Luckily, I have a friend who saves everything. The guy has every personal piece of mail he has ever received. He has boxes of birthday and Christmas cards. He still has my letters. I wrote to many people, but to him the most frequently and for the longest span of time. We wrote to each other from about 1993-2003. There were times the letters were weekly and there were times they were half yearly. And he let me dig through them tonight.
It’s a strange thing to see what you felt was important enough to warrant a stamp and a few pieces of paper. It is strange to revisit letters you have written. Think about it, most of the time, if you see a letter from back when it came from someone to you. How many times will you get the opportunity to see what you wrote to another person from long ago. I was surprised at what I found. I’d say ninety percent of what I had to say was either silly stories about my life or absolute nonsense that I penned while in the middle of high school history class. The last ten percent was like reading a diary I never thought I would read again. I wrote a little about boyfriends and even more about family troubles.
Tonight, I am going to focus on the nonsense. I realize this post may interest zero people, but I spent forever scanning and cropping paper. I have to make a post out of it now. Here are the sillier things I wrote to a friend,many years ago:
OK, these are kinda fuzzy. Gonna type it out:
You know, you’re getting pretty bad at writing. That’s ok. I’m sure you’ve been busy losing your retainer.
This of course a response to the famous retainer losing episode of ’95.
He never did throw it away. I typed awfully, on an actual typewriter.
I had a habit of inserting U2 lyrics for no reason at all.
It was a good day when OK soda made it to Washington.
Sarah and Rachel are my sisters. I don’t think anyone needed to know this stuff. I made sure to fill envelopes with it anyhow.
I’m sure his parents would have loved the girl sleeping next to their cars.
And of course, I must sign them with a clever pun and a poor drawing.
Gonna get out some notebook paper and a sharp number 2 pencil and I’m gonna write a letter at work tomorrow and hope my boss does not catch me passing it between classes.
That closing pun had awakened a bad memory from my childhood concerning letter writing. Third grade, our class assignment was to write a pen-pal letter that would get sent to soldiers in Bosnia (this WAS the mid-90’s mind you, when the biggest threat in the world was Yugoslavia’s breakup).
I had also done the “close with a pun” maneuver, only to be choaded on by the teacher. Third grade, it was one of my first instances of criticism for writing.

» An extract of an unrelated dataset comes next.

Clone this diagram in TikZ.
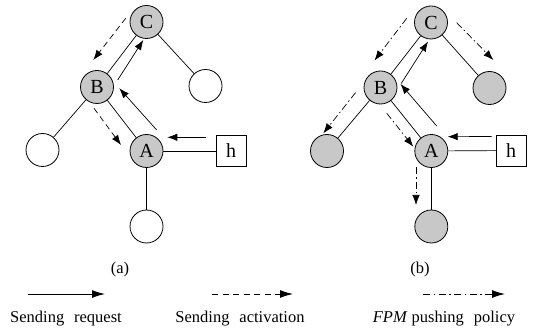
\documentclass[tikz,border=0pt]{standalone}
\usepackage{fontspec}
\setmainfont{Liberation Serif}
\usetikzlibrary{arrows.meta,calc}
\definecolor{nodegray}{RGB}{200,200,200}
\begin{document}
\begin{tikzpicture}[x=1pt,y=-1pt,
  vnode/.style={circle,draw,line width=0.8pt,minimum size=33pt,inner sep=0pt,font=\fontsize{20}{20}\selectfont},
  gnode/.style={vnode,fill=nodegray},
  wnode/.style={vnode,fill=white},
  hbox/.style={draw,line width=0.8pt,minimum width=30pt,minimum height=31pt,inner sep=0pt,font=\fontsize{20}{20}\selectfont},
  edge/.style={line width=0.7pt},
  req/.style={line width=0.7pt,-{Latex[length=10pt,width=7.5pt]}},
  act/.style={req,dash pattern=on 6pt off 4pt},
  fpm/.style={req,dash pattern=on 7pt off 3pt on 1.5pt off 3pt},
  lreq/.style={line width=1pt,-{Latex[length=13pt,width=8pt]}},
  lact/.style={lreq,dash pattern=on 6pt off 4.5pt},
  lfpm/.style={lreq,dash pattern=on 7pt off 3.5pt on 1.5pt off 3.5pt},
  lbl/.style={anchor=base,font=\fontsize{16.5}{16.5}\selectfont,inner sep=0pt}
]
\useasboundingbox (0,0) rectangle (537,328);

% ---------- panel (a) ----------
\node[gnode] (Ca) at (146.5,22) {C};
\node[gnode] (Ba) at (97,87) {B};
\node[gnode] (Aa) at (146.5,151) {A};
\node[wnode] (La) at (42.5,150) {};
\node[wnode] (Ra) at (205.5,86) {};
\node[wnode] (Da) at (146.5,226.5) {};
\node[hbox] (Ha) at (231,151) {h};
\draw[edge] (Ca) -- (Ba);
\draw[edge] (Ca) -- (Ra);
\draw[edge] (Ba) -- (La);
\draw[edge] (Ba) -- (Aa);
\draw[edge] (Aa) -- (Ha);
\draw[edge] (Aa) -- (Da);
\draw[act] ($(Ca)+(-20.8,-3.7)$) -- ($(Ba)+(-3.7,-27)$);
\draw[req] ($(Ba)+(20.7,-7)$) -- ($(Ca)+(-3.2,18)$);
\draw[req] ($(Aa)+(10.2,-21)$) -- ($(Ba)+(22.3,1.3)$);
\draw[act] ($(Ba)+(-3,21.3)$) -- ($(Aa)+(-25.5,-6)$);
\draw[req] ($(Ha)+(-25,-13.7)$) -- ($(Aa)+(20.8,-13.7)$);
\node[lbl] (capa) at (120,273) {(a)};

% ---------- panel (b) ----------
\node[gnode] (Cb) at (431,22.5) {C};
\node[gnode] (Bb) at (380.5,87.5) {B};
\node[gnode] (Ab) at (431.3,151) {A};
\node[gnode] (Lb) at (327,151) {};
\node[gnode] (Rb) at (489.5,88) {};
\node[gnode] (Db) at (431.3,226.5) {};
\node[hbox] (Hb) at (511,150.5) {h};
\draw[edge] (Cb) -- (Bb);
\draw[edge] (Cb) -- (Rb);
\draw[edge] (Bb) -- (Lb);
\draw[edge] (Bb) -- (Ab);
\draw[edge] (Ab) -- (Hb);
\draw[edge] (Ab) -- (Db);
\draw[fpm] ($(Cb)+(-24.3,-4.2)$) -- ($(Bb)+(-6,-27)$);
\draw[fpm] ($(Cb)+(25.7,0.2)$) -- ($(Rb)+(3.8,-28)$);
\draw[req] ($(Bb)+(20.7,-4)$) -- ($(Cb)+(-3,19)$);
\draw[req] ($(Ab)+(5.4,-25)$) -- ($(Bb)+(20,-3.5)$);
\draw[fpm] ($(Bb)+(-25,5.2)$) -- ($(Lb)+(-3.7,-17.7)$);
\draw[fpm] ($(Bb)+(6.3,25.8)$) -- ($(Ab)+(-18,-4.3)$);
\draw[fpm] ($(Ab)+(-15.3,16.3)$) -- ($(Db)+(-15.3,-21.5)$);
\draw[req] ($(Hb)+(-19.5,-14)$) -- ($(Ab)+(16.4,-14.3)$);
\node[lbl] (capb) at (420,273) {(b)};

% ---------- legend ----------
\coordinate (s1) at (28,294);
\coordinate (e1) at (105,294);
\coordinate (s2) at (212,294);
\coordinate (e2) at (293,294);
\coordinate (s3) at (423,294);
\coordinate (e3) at (505,294);
\draw[lreq] (s1) -- (e1);
\draw[lact] (s2) -- (e2);
\draw[lfpm] (s3) -- (e3);
\node[lbl] (t1) at (66,322) {Sending\hspace{0.6em}request};
\node[lbl] (t2) at (240,322) {Sending\hspace{0.6em}activation};
\node[lbl] (t3) at (444,322) {\textit{FPM} pushing\hspace{0.6em}policy};
\end{tikzpicture}
\end{document}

To say that it was a scarring moment was probably an overstatement, but I’m damn sure that it was one of the causes to my inability to 1) watch myself perform and 2) Have someone else read my own writing.

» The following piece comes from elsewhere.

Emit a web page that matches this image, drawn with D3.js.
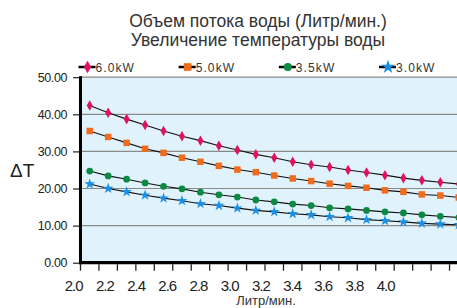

I remember in middle school, my best friend and I LOVED writing notes to one another, but had gotten caught one too many times by teachers. So we invented a FOOL PROOF (ha!) plan: we bought a notebook to write our notes in that we could pass back and forth to one another. That way our teachers thought we were busily taking notes on their fascinating lectures, when in actuality we were writing things like “I saw Dustin at his locker this morning. I almost fainted. He has no idea I’m going to have his babies.”, or drawing pictures of our favorite comic stick-figure, Fido Dido. Or saying blasphemous things about other girls in our school–that we would promptly become BEST FRIENDS with the following week.
I came across some of those notebooks while rummaging around in my parent’s attic a few years ago. I dread having children, for fear they will be as rediculous at age 13 as my friends and I were…
Fido Dido, that is funny.
I love this post so much. I never fulfilled my commitment to any of my pen pals, but I was quite a note passer. I too would love to see what I’ve written instead of what I’ve received. In my garage I have a “box of old junk” that contains journals which are just plain embarassing, and also a bunch of notes from one of my high school boyfriends. He used to sign each one with a reference to Alice in Chains. For example: Love, Scott (the man in the box).
I do not recall sleeping on your floor, but if I did I’m sure it wasor comfortable than a garage. Jesse and I did the letter-sending thng. We also thought it was funny to “fling” rubber bands at each other accross the country (he lived in Iowa I lived in Washington) so we would fax rubber bands with notes that spelled out annie lennox lyrics to “no more I love yous” but we’d only spell out the ” boop-a-doop a-doop-doop-doop ahh-we-ah”
I miss Jesse
That would have been a surreal experience, to read your thoughts from so long ago. The few times that I kept a journal are very interesting for me to go back and read about in this day and age.
And a real typewriter???? Wow. That’s old school!
Oh Boy!!!! Can I use your “Audioz” when I sign my name from now on? That is beyond awesome!